RE: Kelso13 Jul 2023 07:03
Kelso Group Holdings Plc ("Kelso' or the "Company")
Investment in THG Plc ("THG") Update
Kelso, the main market listed investment company, updates its shareholders on its investment in THG Plc ("THG"). As previously announced in its Trading Update on 12 July 2023, Kelso confirmed its ownership of 8.0 million shares in THG, by way of ordinary shares and CFDs.
Kelso is pleased with the significant progress made by THG during 2023, including its recent positive trading statement, with management expecting H1 EBITDA to be approximately 41% up year on year. This progress has been helped by the external tailwinds of the significant whey price reduction which should help profitability particularly in H2. However, the significant non trading internal progress achieved should not be underestimated; improved communication to the stock market; improved corporate governance with new NEDs, early release of the golden share and reiterated commitment to joining the premium index which we hope will occur H1 2024.
The one-year anniversary of the announcement of the THG 'Separation' is later this month.
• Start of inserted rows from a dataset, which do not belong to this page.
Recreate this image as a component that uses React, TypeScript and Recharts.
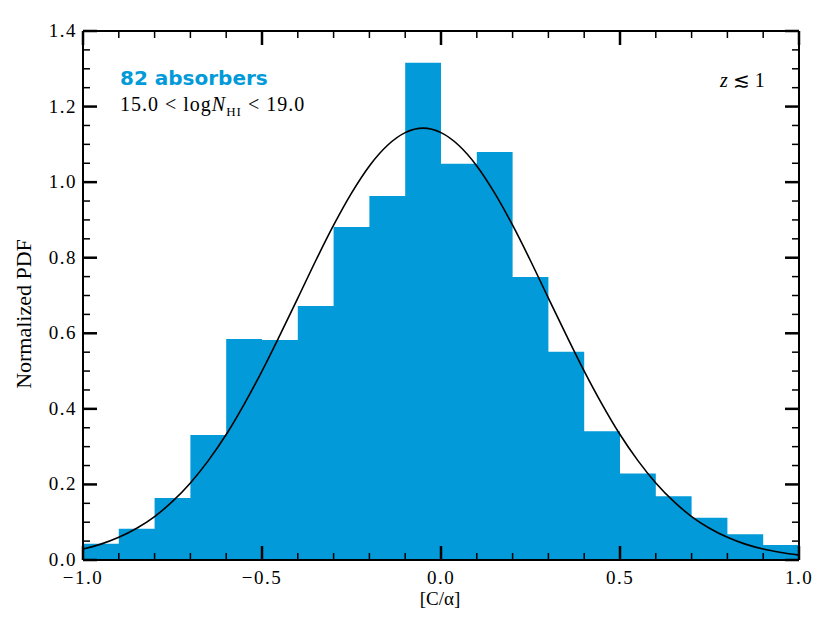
import React from "react"
import { ComposedChart, Area, Line, XAxis, YAxis } from "recharts"

// histogram: left edge of each 0.1 bin and its height (last point closes the step)
const binEdges = [-1.0, -0.9, -0.8, -0.7, -0.6, -0.5, -0.4, -0.3, -0.2, -0.1, 0.0, 0.1, 0.2, 0.3, 0.4, 0.5, 0.6, 0.7, 0.8, 0.9, 1.0]
const binHeights = [0.043, 0.083, 0.164, 0.331, 0.585, 0.582, 0.672, 0.881, 0.963, 1.316, 1.049, 1.08, 0.749, 0.551, 0.341, 0.229, 0.169, 0.112, 0.068, 0.04, 0.04]

// fitted gaussian
const curveX = [-1.0, -0.95, -0.9, -0.85, -0.8, -0.75, -0.7, -0.65, -0.6, -0.55, -0.5, -0.45, -0.4, -0.35, -0.3, -0.25, -0.2, -0.15, -0.1, -0.05, 0.0, 0.05, 0.1, 0.15, 0.2, 0.25, 0.3, 0.35, 0.4, 0.45, 0.5, 0.55, 0.6, 0.65, 0.7, 0.75, 0.8, 0.85, 0.9, 0.95, 1.0]
const curveY = [0.029, 0.042, 0.06, 0.084, 0.115, 0.155, 0.204, 0.263, 0.332, 0.412, 0.5, 0.595, 0.693, 0.792, 0.886, 0.971, 1.043, 1.097, 1.131, 1.143, 1.131, 1.097, 1.043, 0.971, 0.886, 0.792, 0.693, 0.595, 0.5, 0.412, 0.332, 0.263, 0.204, 0.155, 0.115, 0.084, 0.06, 0.042, 0.029, 0.02, 0.013]

const xTicks = [-1.0, -0.9, -0.8, -0.7, -0.6, -0.5, -0.4, -0.3, -0.2, -0.1, 0.0, 0.1, 0.2, 0.3, 0.4, 0.5, 0.6, 0.7, 0.8, 0.9, 1.0]
const yTicks = [0, 0.05, 0.1, 0.15, 0.2, 0.25, 0.3, 0.35, 0.4, 0.45, 0.5, 0.55, 0.6, 0.65, 0.7, 0.75, 0.8, 0.85, 0.9, 0.95, 1.0, 1.05, 1.1, 1.15, 1.2, 1.25, 1.3, 1.35, 1.4]

const histData = binEdges.map((x, i) => ({ x, h: binHeights[i] }))
const curveData = curveX.map((x, i) => ({ x, f: curveY[i] }))

const BLUE = "#029ad8"
const SERIF = "'Liberation Serif', 'DejaVu Serif', serif"
const MAJOR = 14
const MINOR = 7

const isMajor = (v: number, step: number) => Math.abs(v / step - Math.round(v / step)) < 1e-6
const fmt = (v: number) => (v < 0 ? "\u2212" : "") + Math.abs(v).toFixed(1)

const labelStyle = { fontFamily: SERIF, fontSize: 19, fill: "#000", letterSpacing: 1.5 }

function BottomTick({ x, y, payload }: any) {
  const major = isMajor(payload.value, 0.5)
  return (
    <g>
      <line x1={x} x2={x} y1={y} y2={y - (major ? MAJOR : MINOR)} stroke="#000" strokeWidth={major ? 2.5 : 1.5} />
      {major && (
        <text x={x} y={y + 24} textAnchor="middle" style={labelStyle}>
          {fmt(payload.value)}
        </text>
      )}
    </g>
  )
}

function TopTick({ x, y, payload }: any) {
  const major = isMajor(payload.value, 0.5)
  return <line x1={x} x2={x} y1={y} y2={y + (major ? MAJOR : MINOR)} stroke="#000" strokeWidth={major ? 2.5 : 1.5} />
}

function LeftTick({ x, y, payload }: any) {
  const major = isMajor(payload.value, 0.2)
  return (
    <g>
      <line x1={x} x2={x + (major ? MAJOR : MINOR)} y1={y} y2={y} stroke="#000" strokeWidth={major ? 2.5 : 1.5} />
      {major && (
        <text x={x - 6} y={y + 6} textAnchor="end" style={labelStyle}>
          {fmt(payload.value)}
        </text>
      )}
    </g>
  )
}

function RightTick({ x, y, payload }: any) {
  const major = isMajor(payload.value, 0.2)
  return <line x1={x} x2={x - (major ? MAJOR : MINOR)} y1={y} y2={y} stroke="#000" strokeWidth={major ? 2.5 : 1.5} />
}

export default function App() {
  const axisLine = { stroke: "#000", strokeWidth: 2 }

  return (
    <div style={{ position: "absolute", left: 0, top: 0, width: 830, height: 623, background: "#fff" }}>
      <ComposedChart width={830} height={623} margin={{ top: 0, right: 0, bottom: 0, left: 0 }}>
        <Area
          data={histData}
          xAxisId="b"
          yAxisId="l"
          type="stepAfter"
          dataKey="h"
          stroke="none"
          fill={BLUE}
          fillOpacity={1}
          dot={false}
          activeDot={false}
          isAnimationActive={false}
        />
        <Line
          data={curveData}
          xAxisId="b"
          yAxisId="l"
          type="monotone"
          dataKey="f"
          stroke="#000"
          strokeWidth={1.6}
          dot={false}
          activeDot={false}
          isAnimationActive={false}
        />
        <XAxis
          xAxisId="b"
          dataKey="x"
          type="number"
          domain={[-1, 1]}
          ticks={xTicks}
          interval={0}
          height={63}
          tickSize={0}
          tickMargin={0}
          tickLine={false}
          axisLine={axisLine}
          tick={<BottomTick />}
          allowDataOverflow
        />
        <XAxis
          xAxisId="t"
          orientation="top"
          dataKey="x"
          type="number"
          domain={[-1, 1]}
          ticks={xTicks}
          interval={0}
          height={31}
          tickSize={0}
          tickMargin={0}
          tickLine={false}
          axisLine={axisLine}
          tick={<TopTick />}
          allowDataOverflow
        />
        <YAxis
          yAxisId="l"
          type="number"
          domain={[0, 1.4]}
          ticks={yTicks}
          interval={0}
          width={83}
          tickSize={0}
          tickMargin={0}
          tickLine={false}
          axisLine={axisLine}
          tick={<LeftTick />}
          allowDataOverflow
        />
        <YAxis
          yAxisId="r"
          orientation="right"
          type="number"
          domain={[0, 1.4]}
          ticks={yTicks}
          interval={0}
          width={31}
          tickSize={0}
          tickMargin={0}
          tickLine={false}
          axisLine={axisLine}
          tick={<RightTick />}
          allowDataOverflow
        />
      </ComposedChart>

      <div
        style={{
          position: "absolute",
          left: 120,
          top: 66,
          fontFamily: "'DejaVu Sans', sans-serif",
          fontWeight: "bold",
          fontSize: 20,
          color: BLUE,
          whiteSpace: "nowrap",
          lineHeight: "24px",
        }}
      >
        82 absorbers
      </div>
      <div
        style={{
          position: "absolute",
          left: 120,
          top: 92,
          fontFamily: SERIF,
          fontSize: 20,
          letterSpacing: 1,
          color: "#000",
          whiteSpace: "nowrap",
          lineHeight: "24px",
        }}
      >
        15.0 &lt; log<i>N</i>
        <sub style={{ fontSize: 13 }}>HI</sub> &lt; 19.0
      </div>
      <div
        style={{
          position: "absolute",
          left: 720,
          top: 68,
          fontFamily: SERIF,
          fontSize: 20,
          color: "#000",
          whiteSpace: "nowrap",
          lineHeight: "24px",
        }}
      >
        <i>z</i> {"\u2272"} 1
      </div>
      <div
        style={{
          position: "absolute",
          left: 340,
          width: 200,
          top: 589,
          textAlign: "center",
          fontFamily: SERIF,
          fontSize: 19,
          color: "#000",
          lineHeight: "19px",
        }}
      >
        [C/α]
      </div>
      <div
        style={{
          position: "absolute",
          left: 24 - 100,
          top: 314 - 12,
          width: 200,
          textAlign: "center",
          transform: "rotate(-90deg)",
          fontFamily: SERIF,
          fontSize: 22,
          color: "#000",
          lineHeight: "24px",
        }}
      >
        Normalized PDF
      </div>
    </div>
  )
}
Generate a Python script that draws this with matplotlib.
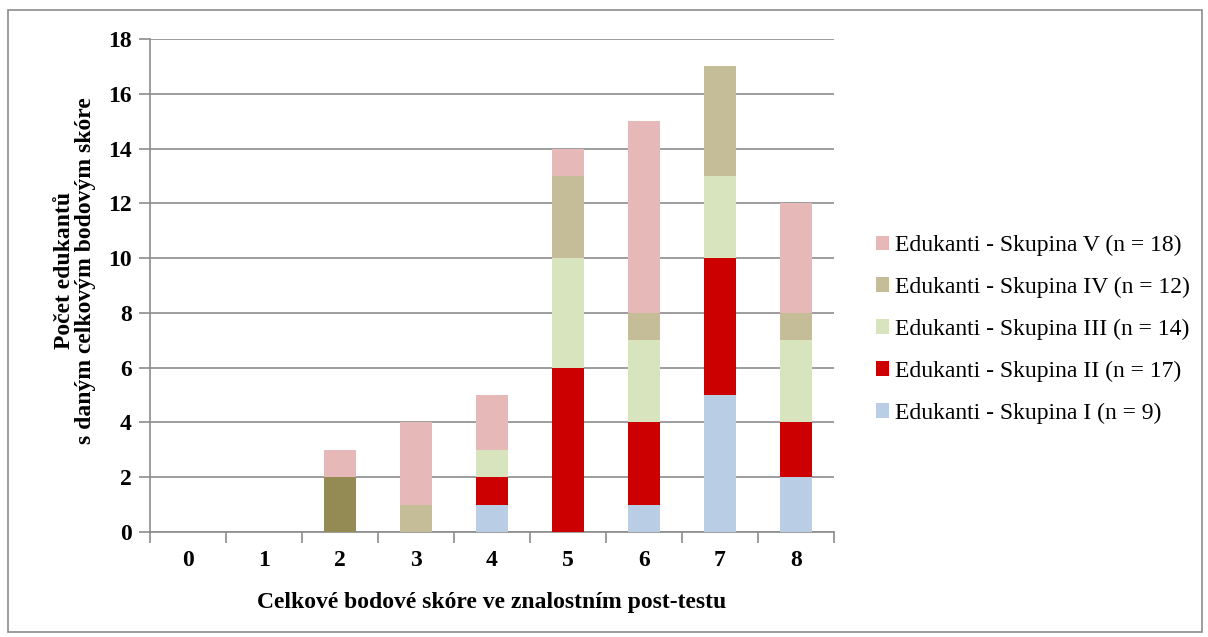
import matplotlib.pyplot as plt
import numpy as np

plt.rcParams['font.family'] = ['Liberation Serif', 'DejaVu Serif']

skore = [0, 1, 2, 3, 4, 5, 6, 7, 8]
skupina_I = [0, 0, 0, 0, 1, 0, 1, 5, 2]
skupina_II = [0, 0, 0, 0, 1, 6, 3, 5, 2]
skupina_III = [0, 0, 0, 0, 1, 4, 3, 3, 3]
skupina_IV = [0, 0, 2, 1, 0, 3, 1, 4, 1]
skupina_V = [0, 0, 1, 3, 2, 1, 7, 0, 4]

series = [
    ("Edukanti - Skupina I (n = 9)", skupina_I, "#B9CDE5"),
    ("Edukanti - Skupina II (n = 17)", skupina_II, "#CC0000"),
    ("Edukanti - Skupina III (n = 14)", skupina_III, "#D7E4BD"),
    ("Edukanti - Skupina IV (n = 12)", skupina_IV, "#C4BD97"),
    ("Edukanti - Skupina V (n = 18)", skupina_V, "#E6B9B8"),
]

fig = plt.figure(figsize=(12.08, 6.37), dpi=100)
ax = fig.add_axes([0.1242, 0.1648, 0.5662, 0.774])

# outer chart border
fig.patches.append(plt.Rectangle((0.0066, 0.008), 0.9884, 0.976, transform=fig.transFigure,
                                 fill=False, edgecolor="#8c8c8c", linewidth=1.2))

x = np.arange(len(skore))
bottom = np.zeros(len(skore))
handles = []
for name, vals, col in series:
    bars = ax.bar(x, vals, width=0.41, bottom=bottom, color=col, label=name, zorder=3)
    handles.append(bars)
    bottom += np.array(vals)

# the score-2 segment of group IV is drawn darker in the original
handles[3][2].set_facecolor("#948A54")

ax.set_xlim(-0.5, len(skore) - 0.5)
ax.set_ylim(0, 18)
ax.set_yticks(range(0, 19, 2))
ax.set_xticks(x)
ax.set_xticklabels([str(s) for s in skore])
ax.set_xticks(np.arange(-0.5, len(skore)), minor=True)
ax.tick_params(axis='x', which='major', length=0, pad=13)
ax.tick_params(axis='x', which='minor', length=8, color="#8c8c8c", width=1.2)
ax.tick_params(axis='y', length=8, color="#8c8c8c", width=1.2, pad=5)
for lab in ax.get_xticklabels() + ax.get_yticklabels():
    lab.set_fontsize(17)
    lab.set_fontweight('bold')

ax.grid(axis='y', color="#8c8c8c", linewidth=1.2, zorder=0)
for s in ['top', 'right']:
    ax.spines[s].set_visible(False)
ax.spines['left'].set_color("#8c8c8c")
ax.spines['bottom'].set_color("#8c8c8c")
ax.spines['left'].set_linewidth(1.2)
ax.spines['bottom'].set_linewidth(1.2)

ax.set_xlabel("Celkové bodové skóre ve znalostním post-testu", fontsize=17,
              fontweight='bold', labelpad=15)
ax.set_ylabel("Počet edukantů\ns daným celkovým bodovým skóre", fontsize=17,
              fontweight='bold', linespacing=1.0)
ax.yaxis.set_label_coords(-0.079, 0.53)

leg = fig.legend(handles[::-1], [s[0] for s in series][::-1], loc='center left',
                 bbox_to_anchor=(0.7074, 0.483), frameon=False, fontsize=17,
                 handlelength=0.55, handleheight=0.55, handletextpad=0.25,
                 labelspacing=0.88)

fig.savefig("out.png", dpi=100)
The Separation occurred almost two years after the IPO and importantly allows each business division to be independently managed and reported on. It also facilitates possible third-party investment into any of the divisions and potentially for any of the divisions to be sold partially or in full. Importantly, Separation therefore gives THG significant strategic optionality, and we welcome management's openness and desire to explore these opportunities.
Kelso continues to believe this approach encourages stock market analysts to value THG on a sum of the parts basis, given the distinct nature of the various divisions. It is pleasing to see this change gradually occurring in the analyst community and we believe this will ultimately lead to the stock market better appreciating the fundamental value of THG, shifting away from pure e-commerce benchmark valuations. Liberum, the independent broker, continues to re-emphasise its 225p target value, over two times the current share price, but it is also encouraging to see other analysts increasingly refer in their research to higher potential price targets centred around the sum of the parts valuation.